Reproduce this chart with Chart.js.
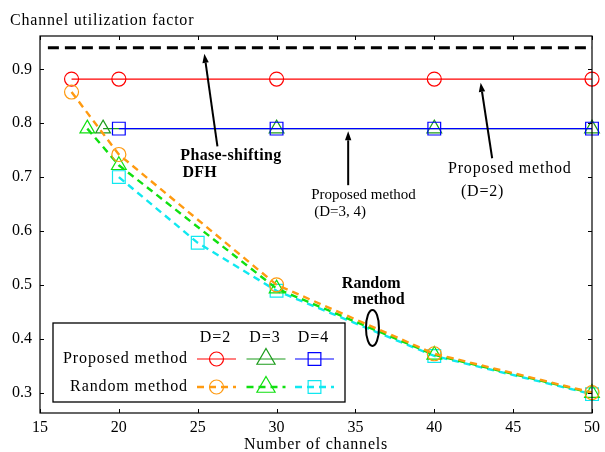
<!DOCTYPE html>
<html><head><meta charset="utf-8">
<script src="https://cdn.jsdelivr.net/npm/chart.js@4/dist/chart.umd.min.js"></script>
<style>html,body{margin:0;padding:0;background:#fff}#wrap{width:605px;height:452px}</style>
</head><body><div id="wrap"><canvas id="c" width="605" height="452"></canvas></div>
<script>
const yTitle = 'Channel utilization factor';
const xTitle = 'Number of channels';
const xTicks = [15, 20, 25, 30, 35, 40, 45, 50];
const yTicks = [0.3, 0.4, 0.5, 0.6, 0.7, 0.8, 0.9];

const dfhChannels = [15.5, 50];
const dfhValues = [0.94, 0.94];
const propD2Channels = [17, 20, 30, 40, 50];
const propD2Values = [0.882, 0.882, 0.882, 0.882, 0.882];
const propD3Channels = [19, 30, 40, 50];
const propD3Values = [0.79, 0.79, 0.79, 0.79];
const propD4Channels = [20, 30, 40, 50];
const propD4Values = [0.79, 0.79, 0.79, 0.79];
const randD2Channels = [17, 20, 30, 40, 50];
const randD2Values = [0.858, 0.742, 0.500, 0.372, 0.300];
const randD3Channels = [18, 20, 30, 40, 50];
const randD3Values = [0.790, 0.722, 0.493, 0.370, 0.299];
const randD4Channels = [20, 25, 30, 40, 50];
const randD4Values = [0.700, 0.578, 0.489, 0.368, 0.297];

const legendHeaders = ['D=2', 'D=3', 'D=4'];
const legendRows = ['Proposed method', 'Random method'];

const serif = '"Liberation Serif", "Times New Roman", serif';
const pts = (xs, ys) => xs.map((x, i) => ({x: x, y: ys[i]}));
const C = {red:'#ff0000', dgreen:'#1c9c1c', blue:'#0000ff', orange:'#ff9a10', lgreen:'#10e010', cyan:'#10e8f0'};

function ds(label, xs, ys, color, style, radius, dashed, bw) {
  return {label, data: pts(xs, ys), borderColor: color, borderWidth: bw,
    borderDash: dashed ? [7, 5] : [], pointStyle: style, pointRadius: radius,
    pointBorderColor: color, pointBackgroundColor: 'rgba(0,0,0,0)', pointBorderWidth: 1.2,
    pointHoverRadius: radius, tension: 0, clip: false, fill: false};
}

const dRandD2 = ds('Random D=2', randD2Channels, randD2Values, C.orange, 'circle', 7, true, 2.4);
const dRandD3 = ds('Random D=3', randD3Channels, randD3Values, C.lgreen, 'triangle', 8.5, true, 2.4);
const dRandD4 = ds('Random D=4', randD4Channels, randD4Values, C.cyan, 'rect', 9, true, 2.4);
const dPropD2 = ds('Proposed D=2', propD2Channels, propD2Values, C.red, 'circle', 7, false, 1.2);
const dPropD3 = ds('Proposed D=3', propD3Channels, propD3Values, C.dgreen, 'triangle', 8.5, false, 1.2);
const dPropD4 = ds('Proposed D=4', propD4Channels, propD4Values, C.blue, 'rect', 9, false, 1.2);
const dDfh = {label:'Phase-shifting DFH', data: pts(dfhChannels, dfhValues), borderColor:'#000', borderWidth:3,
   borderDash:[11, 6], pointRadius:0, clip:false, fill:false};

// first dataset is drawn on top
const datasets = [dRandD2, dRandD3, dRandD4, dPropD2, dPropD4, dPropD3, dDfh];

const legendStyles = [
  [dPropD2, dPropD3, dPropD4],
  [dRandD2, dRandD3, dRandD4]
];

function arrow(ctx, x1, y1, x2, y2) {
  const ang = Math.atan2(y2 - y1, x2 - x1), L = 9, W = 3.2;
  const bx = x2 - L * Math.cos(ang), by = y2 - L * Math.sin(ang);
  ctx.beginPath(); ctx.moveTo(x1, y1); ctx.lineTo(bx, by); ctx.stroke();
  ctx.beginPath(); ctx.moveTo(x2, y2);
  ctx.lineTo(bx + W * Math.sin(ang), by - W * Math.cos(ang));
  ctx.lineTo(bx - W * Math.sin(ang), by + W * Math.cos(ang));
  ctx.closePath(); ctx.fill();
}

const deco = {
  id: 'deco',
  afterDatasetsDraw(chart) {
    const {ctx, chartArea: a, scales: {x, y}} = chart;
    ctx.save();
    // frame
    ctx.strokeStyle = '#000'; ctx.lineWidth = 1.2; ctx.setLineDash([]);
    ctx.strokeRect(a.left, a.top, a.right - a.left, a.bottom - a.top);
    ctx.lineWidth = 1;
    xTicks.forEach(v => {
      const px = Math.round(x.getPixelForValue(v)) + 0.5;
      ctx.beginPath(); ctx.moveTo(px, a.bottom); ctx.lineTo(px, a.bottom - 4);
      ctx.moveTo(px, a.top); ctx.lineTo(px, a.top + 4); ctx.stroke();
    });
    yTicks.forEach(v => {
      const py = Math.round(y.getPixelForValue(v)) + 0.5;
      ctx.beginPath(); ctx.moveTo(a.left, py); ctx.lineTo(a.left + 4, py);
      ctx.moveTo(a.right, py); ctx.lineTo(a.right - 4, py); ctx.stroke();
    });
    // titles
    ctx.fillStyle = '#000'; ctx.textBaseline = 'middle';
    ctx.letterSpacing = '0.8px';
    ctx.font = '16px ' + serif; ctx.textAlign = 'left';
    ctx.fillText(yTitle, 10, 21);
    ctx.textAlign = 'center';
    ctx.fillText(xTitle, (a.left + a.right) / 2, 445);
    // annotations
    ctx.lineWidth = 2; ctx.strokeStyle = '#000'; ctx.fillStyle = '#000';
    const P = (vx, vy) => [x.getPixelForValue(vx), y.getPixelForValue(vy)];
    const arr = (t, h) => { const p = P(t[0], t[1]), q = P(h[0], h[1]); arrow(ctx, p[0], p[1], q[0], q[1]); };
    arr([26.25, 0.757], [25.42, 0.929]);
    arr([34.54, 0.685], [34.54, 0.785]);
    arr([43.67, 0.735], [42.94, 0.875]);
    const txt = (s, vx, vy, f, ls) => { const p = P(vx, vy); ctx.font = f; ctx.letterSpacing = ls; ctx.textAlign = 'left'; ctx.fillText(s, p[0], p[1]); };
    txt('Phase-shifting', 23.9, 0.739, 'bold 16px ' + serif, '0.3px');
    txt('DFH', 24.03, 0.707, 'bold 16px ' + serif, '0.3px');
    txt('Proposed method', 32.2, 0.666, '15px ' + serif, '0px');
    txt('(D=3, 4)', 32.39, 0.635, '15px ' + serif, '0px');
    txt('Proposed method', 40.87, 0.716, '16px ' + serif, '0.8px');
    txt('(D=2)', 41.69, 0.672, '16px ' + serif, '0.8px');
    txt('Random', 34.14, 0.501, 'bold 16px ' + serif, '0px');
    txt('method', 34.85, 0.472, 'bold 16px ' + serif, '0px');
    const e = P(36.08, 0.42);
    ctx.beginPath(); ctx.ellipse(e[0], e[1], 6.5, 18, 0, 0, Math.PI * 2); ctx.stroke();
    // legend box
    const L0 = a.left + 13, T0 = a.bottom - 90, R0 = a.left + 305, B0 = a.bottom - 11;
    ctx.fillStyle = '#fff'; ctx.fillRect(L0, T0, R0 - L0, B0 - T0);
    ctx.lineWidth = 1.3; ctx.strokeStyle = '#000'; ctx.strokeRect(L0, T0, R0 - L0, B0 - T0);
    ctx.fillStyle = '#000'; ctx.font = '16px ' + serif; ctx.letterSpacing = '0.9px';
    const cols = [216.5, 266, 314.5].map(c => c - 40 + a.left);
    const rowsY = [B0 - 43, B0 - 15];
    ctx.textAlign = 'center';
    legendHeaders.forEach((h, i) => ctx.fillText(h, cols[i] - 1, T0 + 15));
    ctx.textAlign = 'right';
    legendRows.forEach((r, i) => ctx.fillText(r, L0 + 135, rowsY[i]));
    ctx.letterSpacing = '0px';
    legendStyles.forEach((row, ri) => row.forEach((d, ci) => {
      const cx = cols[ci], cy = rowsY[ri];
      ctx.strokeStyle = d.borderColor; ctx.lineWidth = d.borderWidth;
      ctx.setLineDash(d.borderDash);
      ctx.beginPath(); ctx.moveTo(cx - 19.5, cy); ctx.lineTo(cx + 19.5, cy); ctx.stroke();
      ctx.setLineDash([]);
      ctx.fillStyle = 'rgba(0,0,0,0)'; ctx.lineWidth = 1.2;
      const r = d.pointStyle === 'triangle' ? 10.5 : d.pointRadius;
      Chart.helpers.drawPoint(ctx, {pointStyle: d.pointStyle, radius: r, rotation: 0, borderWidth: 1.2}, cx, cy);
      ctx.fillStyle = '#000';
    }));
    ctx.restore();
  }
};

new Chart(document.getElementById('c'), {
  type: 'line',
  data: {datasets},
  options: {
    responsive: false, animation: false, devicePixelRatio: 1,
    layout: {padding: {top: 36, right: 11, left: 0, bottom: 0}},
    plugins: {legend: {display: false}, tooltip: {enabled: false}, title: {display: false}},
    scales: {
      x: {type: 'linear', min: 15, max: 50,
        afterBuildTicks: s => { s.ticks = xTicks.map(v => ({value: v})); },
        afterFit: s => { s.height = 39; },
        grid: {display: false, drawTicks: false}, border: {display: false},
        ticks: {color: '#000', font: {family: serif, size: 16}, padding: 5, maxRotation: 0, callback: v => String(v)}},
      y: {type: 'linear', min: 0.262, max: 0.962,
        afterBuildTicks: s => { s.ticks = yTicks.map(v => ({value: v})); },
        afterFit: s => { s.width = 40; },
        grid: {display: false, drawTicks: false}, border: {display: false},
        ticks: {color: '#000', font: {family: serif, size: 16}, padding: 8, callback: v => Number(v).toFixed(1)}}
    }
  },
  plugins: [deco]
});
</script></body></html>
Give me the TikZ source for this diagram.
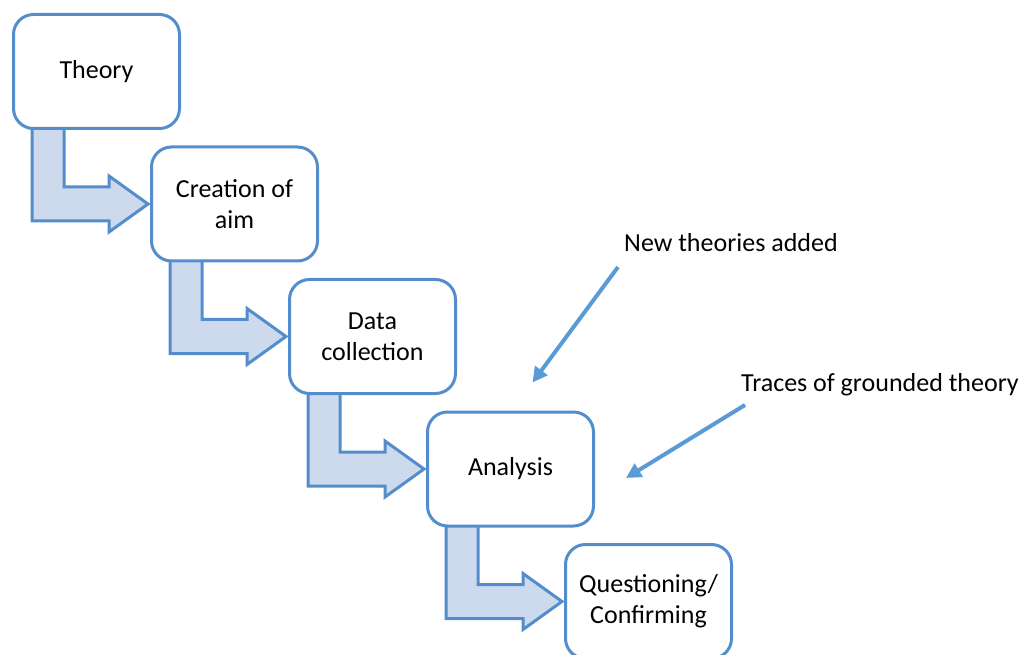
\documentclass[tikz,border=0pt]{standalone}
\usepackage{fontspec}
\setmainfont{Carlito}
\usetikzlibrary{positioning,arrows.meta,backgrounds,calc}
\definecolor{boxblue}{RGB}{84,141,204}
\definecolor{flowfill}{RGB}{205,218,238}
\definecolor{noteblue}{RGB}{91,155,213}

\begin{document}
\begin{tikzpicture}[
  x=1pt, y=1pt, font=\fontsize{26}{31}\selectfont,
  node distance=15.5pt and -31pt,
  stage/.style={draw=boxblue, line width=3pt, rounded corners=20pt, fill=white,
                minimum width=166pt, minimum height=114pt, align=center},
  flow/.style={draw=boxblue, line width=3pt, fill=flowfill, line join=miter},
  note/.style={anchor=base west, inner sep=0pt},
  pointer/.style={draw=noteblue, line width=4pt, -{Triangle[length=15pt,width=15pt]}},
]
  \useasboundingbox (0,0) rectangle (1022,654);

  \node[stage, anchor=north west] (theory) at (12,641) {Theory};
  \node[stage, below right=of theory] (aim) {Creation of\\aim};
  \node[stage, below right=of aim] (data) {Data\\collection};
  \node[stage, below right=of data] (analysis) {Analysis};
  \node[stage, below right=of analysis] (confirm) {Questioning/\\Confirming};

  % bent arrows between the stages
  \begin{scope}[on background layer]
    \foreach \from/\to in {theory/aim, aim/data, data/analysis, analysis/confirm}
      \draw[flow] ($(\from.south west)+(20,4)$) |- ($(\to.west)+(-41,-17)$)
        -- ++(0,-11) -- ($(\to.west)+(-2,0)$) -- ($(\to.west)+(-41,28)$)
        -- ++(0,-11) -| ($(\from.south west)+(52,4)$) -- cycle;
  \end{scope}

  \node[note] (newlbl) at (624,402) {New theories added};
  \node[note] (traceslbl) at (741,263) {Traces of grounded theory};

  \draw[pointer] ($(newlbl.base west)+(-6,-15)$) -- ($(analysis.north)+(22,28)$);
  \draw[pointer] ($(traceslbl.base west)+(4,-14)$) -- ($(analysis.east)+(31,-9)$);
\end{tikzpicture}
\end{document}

**WHAT NEEDS TO BE DONE**
Copy nothing but the lines above that run from the one with "Give me the TikZ source for this diagram." to the one with "(0,0) rectangle (1022,654);", ends included; pictures stay out.

**OUTPUT FOR THIS EXERCISE**
Give me the TikZ source for this diagram.
\documentclass[tikz,border=0pt]{standalone}
\usepackage{fontspec}
\setmainfont{Carlito}
\usetikzlibrary{positioning,arrows.meta,backgrounds,calc}
\definecolor{boxblue}{RGB}{84,141,204}
\definecolor{flowfill}{RGB}{205,218,238}
\definecolor{noteblue}{RGB}{91,155,213}

\begin{document}
\begin{tikzpicture}[
  x=1pt, y=1pt, font=\fontsize{26}{31}\selectfont,
  node distance=15.5pt and -31pt,
  stage/.style={draw=boxblue, line width=3pt, rounded corners=20pt, fill=white,
                minimum width=166pt, minimum height=114pt, align=center},
  flow/.style={draw=boxblue, line width=3pt, fill=flowfill, line join=miter},
  note/.style={anchor=base west, inner sep=0pt},
  pointer/.style={draw=noteblue, line width=4pt, -{Triangle[length=15pt,width=15pt]}},
]
  \useasboundingbox (0,0) rectangle (1022,654);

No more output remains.